### EXERCISE INPUT ###
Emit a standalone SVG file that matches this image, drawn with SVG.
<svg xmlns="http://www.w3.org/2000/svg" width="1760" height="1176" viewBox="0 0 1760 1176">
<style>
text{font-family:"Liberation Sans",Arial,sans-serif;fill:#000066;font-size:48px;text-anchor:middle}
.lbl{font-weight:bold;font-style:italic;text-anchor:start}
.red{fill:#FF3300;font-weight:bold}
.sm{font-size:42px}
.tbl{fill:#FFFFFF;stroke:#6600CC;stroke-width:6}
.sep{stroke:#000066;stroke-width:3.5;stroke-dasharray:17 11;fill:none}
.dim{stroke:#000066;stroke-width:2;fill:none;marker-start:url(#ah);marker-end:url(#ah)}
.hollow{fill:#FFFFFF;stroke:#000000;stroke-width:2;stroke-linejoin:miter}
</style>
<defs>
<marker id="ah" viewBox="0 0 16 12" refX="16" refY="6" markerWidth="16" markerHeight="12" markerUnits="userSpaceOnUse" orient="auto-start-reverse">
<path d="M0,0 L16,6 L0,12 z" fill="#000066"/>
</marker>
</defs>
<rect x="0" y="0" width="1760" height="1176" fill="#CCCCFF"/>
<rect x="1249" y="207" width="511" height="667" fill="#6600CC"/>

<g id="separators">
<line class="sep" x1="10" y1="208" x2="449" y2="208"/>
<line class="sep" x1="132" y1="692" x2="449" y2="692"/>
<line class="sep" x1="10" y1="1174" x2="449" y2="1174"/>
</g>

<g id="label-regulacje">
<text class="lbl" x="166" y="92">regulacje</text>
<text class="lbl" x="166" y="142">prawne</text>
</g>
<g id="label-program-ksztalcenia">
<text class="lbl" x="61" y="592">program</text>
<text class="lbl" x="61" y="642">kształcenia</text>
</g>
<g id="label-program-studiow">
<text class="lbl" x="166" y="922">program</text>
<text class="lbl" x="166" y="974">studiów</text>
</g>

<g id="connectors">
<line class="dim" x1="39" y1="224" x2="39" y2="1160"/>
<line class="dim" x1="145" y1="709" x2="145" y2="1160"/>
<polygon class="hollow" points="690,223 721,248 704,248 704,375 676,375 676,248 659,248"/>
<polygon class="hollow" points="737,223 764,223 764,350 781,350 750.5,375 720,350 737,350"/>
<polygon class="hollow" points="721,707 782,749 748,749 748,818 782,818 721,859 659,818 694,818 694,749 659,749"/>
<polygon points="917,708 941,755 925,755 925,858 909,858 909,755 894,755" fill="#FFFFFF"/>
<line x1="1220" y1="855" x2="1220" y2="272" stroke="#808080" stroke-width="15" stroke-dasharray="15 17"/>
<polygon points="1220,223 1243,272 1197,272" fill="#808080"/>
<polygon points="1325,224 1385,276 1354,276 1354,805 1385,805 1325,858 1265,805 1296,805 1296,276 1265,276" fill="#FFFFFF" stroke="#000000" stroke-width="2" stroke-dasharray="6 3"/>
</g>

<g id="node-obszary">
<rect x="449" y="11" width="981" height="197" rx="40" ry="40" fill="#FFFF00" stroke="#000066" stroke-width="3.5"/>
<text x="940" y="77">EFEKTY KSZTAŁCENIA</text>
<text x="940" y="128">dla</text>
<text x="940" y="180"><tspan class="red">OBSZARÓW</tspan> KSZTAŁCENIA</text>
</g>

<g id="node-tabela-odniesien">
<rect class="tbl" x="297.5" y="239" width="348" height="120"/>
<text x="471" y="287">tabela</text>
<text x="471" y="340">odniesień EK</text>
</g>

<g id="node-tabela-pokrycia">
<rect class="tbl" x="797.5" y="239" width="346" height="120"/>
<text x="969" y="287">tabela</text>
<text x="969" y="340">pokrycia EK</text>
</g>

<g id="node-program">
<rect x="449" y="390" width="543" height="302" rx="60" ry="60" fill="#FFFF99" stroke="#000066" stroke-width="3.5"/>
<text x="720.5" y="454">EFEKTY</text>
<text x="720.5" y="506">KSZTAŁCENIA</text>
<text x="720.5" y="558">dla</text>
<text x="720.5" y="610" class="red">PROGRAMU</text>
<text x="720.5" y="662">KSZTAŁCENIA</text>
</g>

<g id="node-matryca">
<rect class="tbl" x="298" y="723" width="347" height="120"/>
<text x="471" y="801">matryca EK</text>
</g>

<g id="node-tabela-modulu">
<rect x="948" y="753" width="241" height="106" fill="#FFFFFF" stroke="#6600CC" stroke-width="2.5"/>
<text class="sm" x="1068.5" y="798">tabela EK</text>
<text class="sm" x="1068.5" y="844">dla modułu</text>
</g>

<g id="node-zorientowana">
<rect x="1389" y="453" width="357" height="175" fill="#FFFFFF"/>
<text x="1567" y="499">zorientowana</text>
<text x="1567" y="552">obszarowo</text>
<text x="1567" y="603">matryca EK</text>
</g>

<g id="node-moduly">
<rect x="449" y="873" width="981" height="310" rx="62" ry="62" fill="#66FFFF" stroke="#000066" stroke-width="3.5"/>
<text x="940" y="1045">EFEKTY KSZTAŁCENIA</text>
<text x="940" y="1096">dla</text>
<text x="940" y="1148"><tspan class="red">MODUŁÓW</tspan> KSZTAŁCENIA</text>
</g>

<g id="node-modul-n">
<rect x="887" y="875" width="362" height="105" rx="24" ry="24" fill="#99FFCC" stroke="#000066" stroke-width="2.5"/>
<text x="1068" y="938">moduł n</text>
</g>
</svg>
###
### EXERCISE INPUT ###
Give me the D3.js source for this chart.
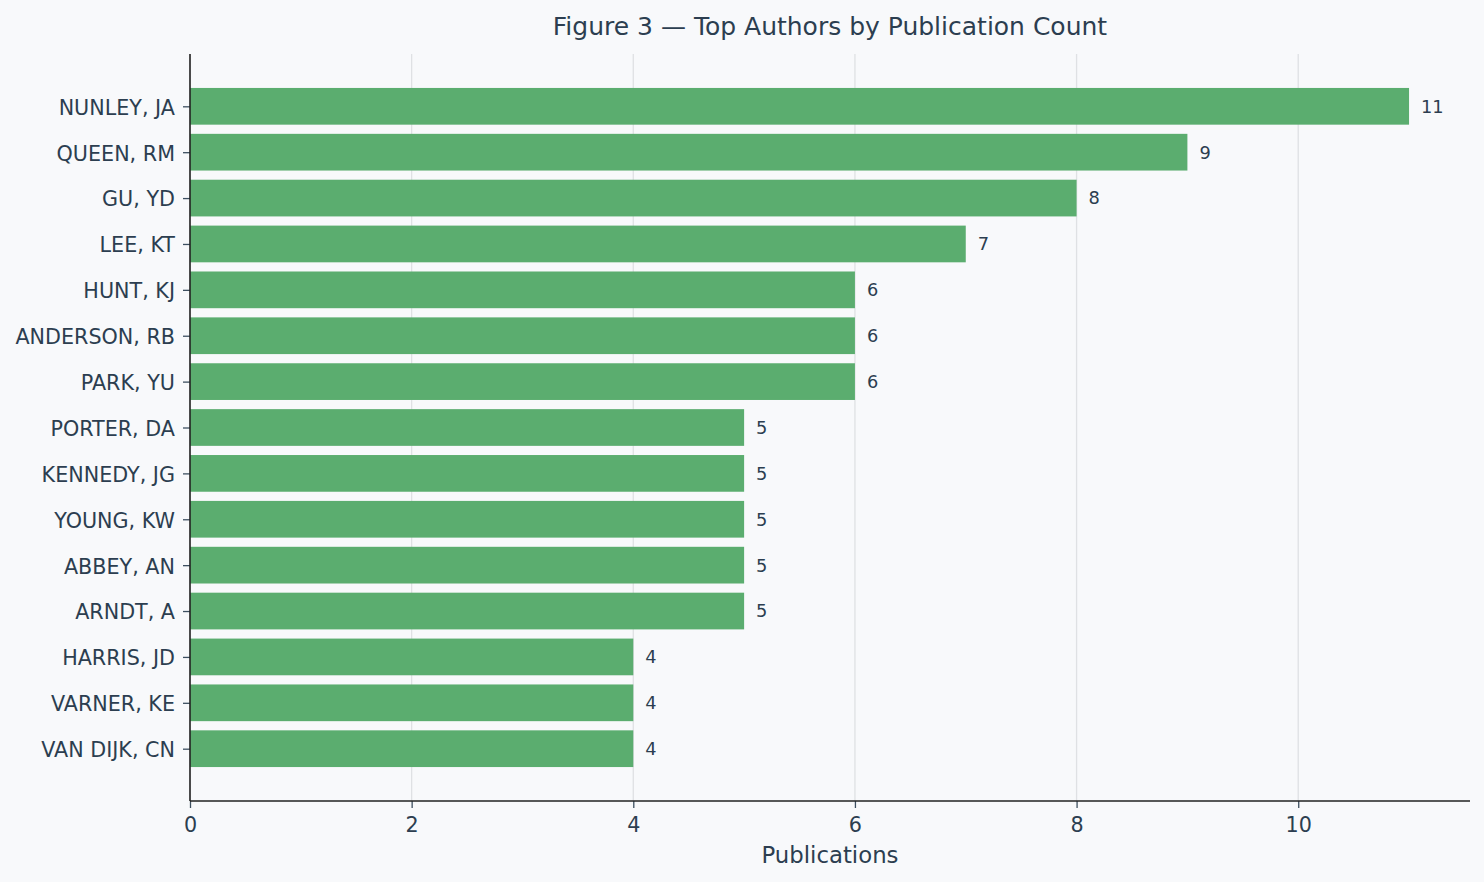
###
EXERCISE TASK:
Among the lines of the data above, count those holding "this" and state only the number.

EXPECTED ANSWER:
2